Wildlife officials tried for months to deter the pack from attacking farm animals by using drones, nonlethal bean bags, installing flags or rope to deter them and having officers in the field 24 hours a day, seven days a week, but their efforts failed.
Gray wolves were eradicated in California early in the last century because of their perceived threat to livestock, with the last known native wolf killed in 1924 in Lassen County. Since their reintroduction in Idaho and at Yellowstone National Park in the mid-1990s, they’ve proliferated, with a pack reappearing in Northern California in 2015. The recovering population has meant increasing conflict with ranchers.
“It was a horrible summer here for everybody and the emotional strain was probably worse than the financial strain for most people. They did the right thing. We couldn’t go on living the way we were living,” said Rick Roberti, a cattle rancher in Plumas County and president of the California Cattlemen’s Association, who lost several animals.

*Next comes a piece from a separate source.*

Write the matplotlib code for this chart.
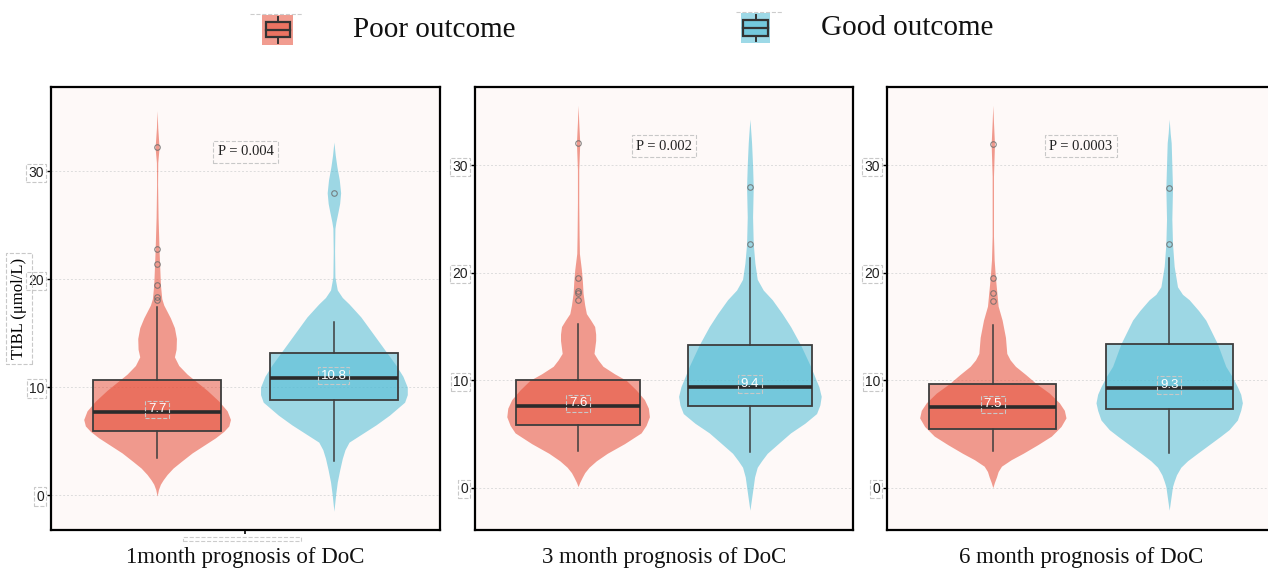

Economist Tina Saitone and researcher Tracy Schohr said in UC Davis’ quarterly agricultural economics update released Friday that the Beyem Seyo’s pack depredations were unprecedented not only in the state but also nationally. The pack killed more livestock than the entire wolf population of Montana killed in 2024 and the killings of farm animals by the wolves in Wyoming in 2023.
In Montana, the state’s 1,100 wolves killed 54 domestic animals in 2024, and Wyoming’s 352 wolves killed 49 livestock in 2023, the scientists said.
In California, about 70 gray wolves were responsible for 175 livestock kills between January and October of last year, with the Beyem Seyo pack responsible for half of the killings, according to CDFW data.
Roberti said the attacks on livestock in Plumas and Sierra counties left many ranchers angry. He said he would like to see certain areas in the state declared “special zones” where people are allowed to hunt wolves that attack livestock.
“We’re pretty much in unison about thinking that it would help if we started taking out the ones that are just killing cattle and are too habituated to man or they’re not afraid of us,” he said.